Your task
Give again only the lines running from the one with "Write the matplotlib code for this chart." through the one with "from matplotlib.lines import Line2D", inclusive. Omit every picture.

Listed records
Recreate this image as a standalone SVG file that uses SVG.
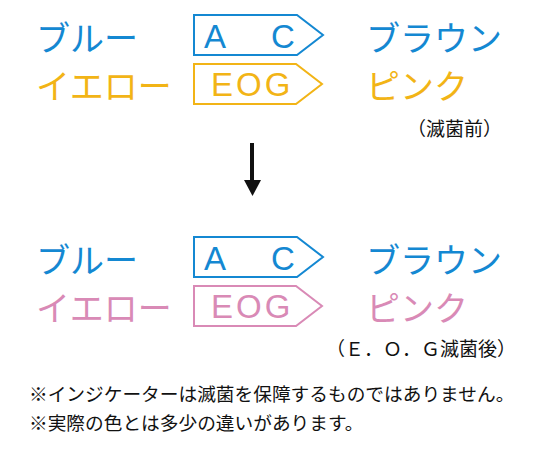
<svg xmlns="http://www.w3.org/2000/svg" width="540" height="450" viewBox="0 0 540 450">
<style>
.jp{font-family:"Noto Sans CJK JP","Liberation Sans",sans-serif}
.big{font-size:34px;font-weight:400}
.lat{font-family:"Liberation Sans",Arial,sans-serif;font-size:33px}
.blue{fill:#1488d2}
.yel{fill:#f2b416}
.pink{fill:#d98ab6}
.box{fill:none;stroke-width:2}
.note{font-size:18.7px;fill:#111}
.lbl{font-size:19px;fill:#111}
</style>
<rect width="540" height="450" fill="#fff"/>
<g id="before">
<g id="blue1"><text class="jp big blue" x="36" y="51">ブルー</text></g>
<g id="tag-ac-1"><path class="box" stroke="#1488d2" d="M194,15 H297 L323,35 L297,55 H194 Z"/>
<text class="lat blue" x="204" y="48">A</text><text class="lat blue" x="271" y="48">C</text></g>
<g id="brown1"><text class="jp big blue" x="366" y="51">ブラウン</text></g>
<g id="yellow1"><text class="jp big yel" x="36" y="99">イエロー</text></g>
<g id="tag-eog-1"><path class="box" stroke="#f2b416" d="M194,64 H296 L322,84 L296,104 H194 Z"/>
<text class="lat yel" x="211" y="96" letter-spacing="3">EOG</text></g>
<g id="pink1"><text class="jp big yel" x="366" y="99">ピンク</text></g>
<g id="label-before"><text class="jp lbl" x="407" y="136">（滅菌前）</text></g>
</g>
<g id="connectors">
<line x1="252" y1="143" x2="252" y2="182" stroke="#111" stroke-width="4"/>
<polygon points="244,180 261,180 252.5,196" fill="#111"/>
</g>
<g id="after">
<g id="blue2"><text class="jp big blue" x="36" y="273">ブルー</text></g>
<g id="tag-ac-2"><path class="box" stroke="#1488d2" d="M194,237 H297 L323,257 L297,277 H194 Z"/>
<text class="lat blue" x="204" y="270">A</text><text class="lat blue" x="271" y="270">C</text></g>
<g id="brown2"><text class="jp big blue" x="366" y="273">ブラウン</text></g>
<g id="yellow2"><text class="jp big pink" x="36" y="321">イエロー</text></g>
<g id="tag-eog-2"><path class="box" stroke="#d98ab6" d="M194,286 H296 L322,306 L296,326 H194 Z"/>
<text class="lat pink" x="211" y="318" letter-spacing="3">EOG</text></g>
<g id="pink2"><text class="jp big pink" x="366" y="321">ピンク</text></g>
<g id="label-after"><text class="jp lbl" x="326" y="356">（Ｅ．Ｏ．Ｇ滅菌後）</text></g>
</g>
<g id="notes">
<text class="jp note" x="29" y="401">※インジケーターは滅菌を保障するものではありません。</text>
<text class="jp note" x="29" y="430">※実際の色とは多少の違いがあります。</text>
</g>
</svg>
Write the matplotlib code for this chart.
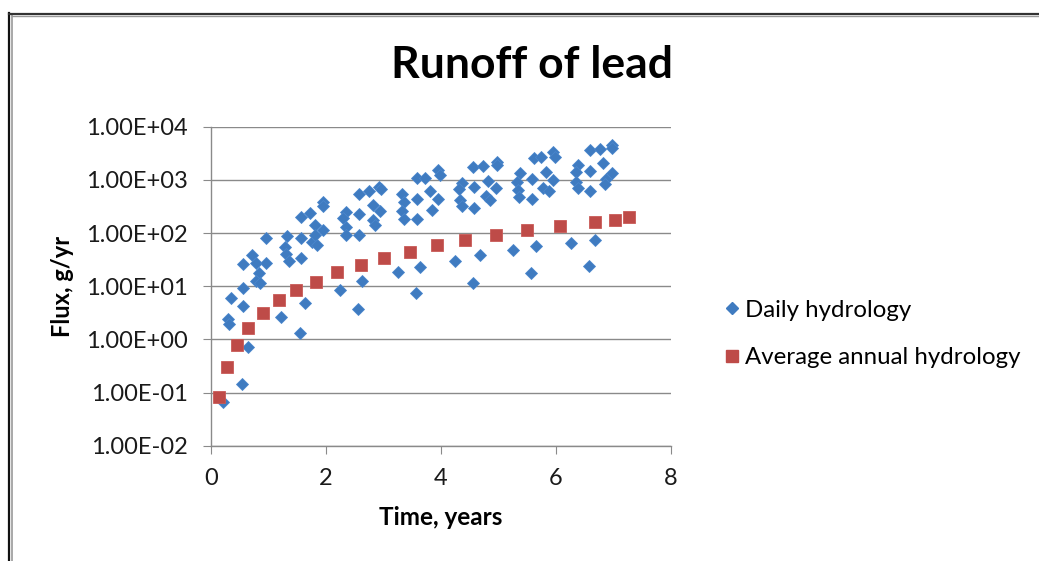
import matplotlib
matplotlib.use('agg')
import matplotlib.pyplot as plt
from matplotlib.lines import Line2D

# Daily hydrology (years, g/yr)
daily_t = [0.20, 0.54, 0.64, 0.29, 0.32, 0.35, 0.56, 0.56, 0.56, 0.72, 0.79, 0.84,
           0.79, 0.85, 0.95, 0.95, 1.21, 1.29, 1.33, 1.30, 1.35, 1.57, 1.57, 1.63,
           1.54, 1.56, 1.73, 1.81, 1.75, 1.84, 1.81, 1.94, 1.95, 1.95,
           2.24, 2.34, 2.30, 2.34, 2.34, 2.57, 2.57, 2.58, 2.74, 2.81, 2.94, 2.81,
           2.85, 2.93, 2.96, 2.63, 2.55, 3.25, 3.57, 3.63, 3.33, 3.36, 3.33, 3.36,
           3.58, 3.73, 3.58, 3.58, 3.81, 3.95, 3.85, 3.95, 3.98,
           4.24, 4.55, 4.67, 4.56, 4.73, 4.37, 4.32, 4.33, 4.36, 4.57, 4.57, 4.82,
           4.78, 4.85, 4.96, 4.97, 4.97, 5.25, 5.66, 5.56, 5.37, 5.33, 5.34, 5.36,
           5.61, 5.74, 5.59, 5.58, 5.83, 5.78, 5.87, 5.95, 5.95, 5.98,
           6.26, 6.68, 6.57, 6.38, 6.34, 6.34, 6.39, 6.59, 6.77, 6.98, 6.98, 6.59,
           6.59, 6.82, 6.87, 6.85, 6.97]
daily_flux = [0.066, 0.146, 0.73, 2.41, 1.97, 5.98, 4.29, 9.45, 26, 39.3, 27.1, 17.6,
              12.6, 11.7, 27.1, 79.8, 2.63, 55.6, 88, 40, 30.3, 80, 34.5, 4.94,
              1.30, 198, 241, 142, 69, 59.8, 92, 114, 388, 322,
              8.55, 252, 190, 128, 92, 542, 225, 92, 617, 337, 263, 176,
              142, 740, 680, 12.5, 3.72, 18.6, 7.42, 23.1, 542, 388, 260, 184,
              1067, 1094, 436, 182, 624, 431, 271, 1527, 1230,
              30.4, 11.7, 38.3, 1717, 1840, 860, 663, 418, 326, 723, 292, 962,
              497, 418, 693, 2187, 1900, 47.6, 56.5, 17.6, 1358, 920, 644, 482,
              2600, 2712, 1021, 431, 1419, 693, 624, 991, 3365, 2712,
              66, 75, 24.4, 1897, 1419, 920, 693, 3623, 3733, 4498, 3900, 1483,
              617, 2040, 1021, 834, 1324]

# Average annual hydrology
annual_t = [0.14, 0.27, 0.45, 0.65, 0.90, 1.19, 1.48, 1.83, 2.19, 2.60,
            3.01, 3.46, 3.93, 4.42, 4.96, 5.49, 6.07, 6.67, 7.03, 7.27]
annual_flux = [0.085, 0.31, 0.79, 1.68, 3.13, 5.4, 8.45, 12.2, 18.6, 25.5,
               34, 44.8, 59, 74, 92, 116, 134, 162, 178, 200]

y_ticks = [1e-2, 1e-1, 1e0, 1e1, 1e2, 1e3, 1e4]
y_labels = ['1.00E-02', '1.00E-01', '1.00E+00', '1.00E+01', '1.00E+02', '1.00E+03', '1.00E+04']
x_ticks = [0, 2, 4, 6, 8]

blue = '#3f7bc0'
red = '#be4b48'
grid_c = '#8a8a8a'
font = ['Lato', 'DejaVu Sans']

fig = plt.figure(figsize=(10.39, 5.61), dpi=100)
ax = fig.add_axes([0.2031, 0.205, 0.4427, 0.5695])

ax.plot(daily_t, daily_flux, linestyle='none', marker='D', markersize=6.3,
        color=blue, markeredgecolor='#4a86cc', markeredgewidth=0.6, label='Daily hydrology')
ax.plot(annual_t, annual_flux, linestyle='none', marker='s', markersize=8.6,
        color=red, markeredgecolor='#c95a57', markeredgewidth=0.6, label='Average annual hydrology')

ax.set_yscale('log')
ax.set_xlim(0, 8)
ax.set_ylim(1e-2, 1e4)
ax.set_yticks(y_ticks)
ax.set_yticklabels(y_labels)
ax.minorticks_off()
ax.set_xticks(x_ticks)

ax.grid(axis='y', color=grid_c, linewidth=1)
ax.set_axisbelow(True)
for s in ['top', 'right']:
    ax.spines[s].set_visible(False)
for s in ['left', 'bottom']:
    ax.spines[s].set_color(grid_c)
    ax.spines[s].set_linewidth(1)
ax.tick_params(axis='y', length=6, color=grid_c, pad=11, labelsize=17, labelcolor='#1a1a1a')
ax.tick_params(axis='x', length=6, color=grid_c, pad=10, labelsize=17, labelcolor='#1a1a1a')
for lab in ax.get_xticklabels() + ax.get_yticklabels():
    lab.set_family(font)

ax.set_xlabel('Time, years', fontsize=17.5, fontweight='bold', family=font, labelpad=12)
ax.set_ylabel('Flux, g/yr', fontsize=17, fontweight='bold', family=font, labelpad=8)

fig.text(0.512, 0.884, 'Runoff of lead', ha='center', va='center',
         fontsize=32, fontweight='bold', family=font)

handles = [Line2D([], [], linestyle='none', marker='D', markersize=6.3, color=blue),
           Line2D([], [], linestyle='none', marker='s', markersize=8.6, color=red)]
leg = fig.legend(handles, ['Daily hydrology', 'Average annual hydrology'],
                 loc='center left', bbox_to_anchor=(0.672, 0.405), frameon=False,
                 prop={'family': font, 'size': 17.3}, handletextpad=0.05,
                 handlelength=1.0, labelspacing=1.1)

# chart frame
fig.add_artist(Line2D([9 / 1039, 9 / 1039], [0, 1 - 13 / 561], transform=fig.transFigure,
                      color='#111111', linewidth=1.6))
fig.add_artist(Line2D([11.5 / 1039, 11.5 / 1039], [0, 1 - 15 / 561], transform=fig.transFigure,
                      color='#999999', linewidth=1.2))
fig.add_artist(Line2D([9 / 1039, 1], [1 - 13.5 / 561, 1 - 13.5 / 561], transform=fig.transFigure,
                      color='#333333', linewidth=1.6))
fig.add_artist(Line2D([11.5 / 1039, 1], [1 - 15.5 / 561, 1 - 15.5 / 561], transform=fig.transFigure,
                      color='#999999', linewidth=1.0))

fig.savefig('out.png', dpi=100)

The reply
Write the matplotlib code for this chart.
import matplotlib
matplotlib.use('agg')
import matplotlib.pyplot as plt
from matplotlib.lines import Line2D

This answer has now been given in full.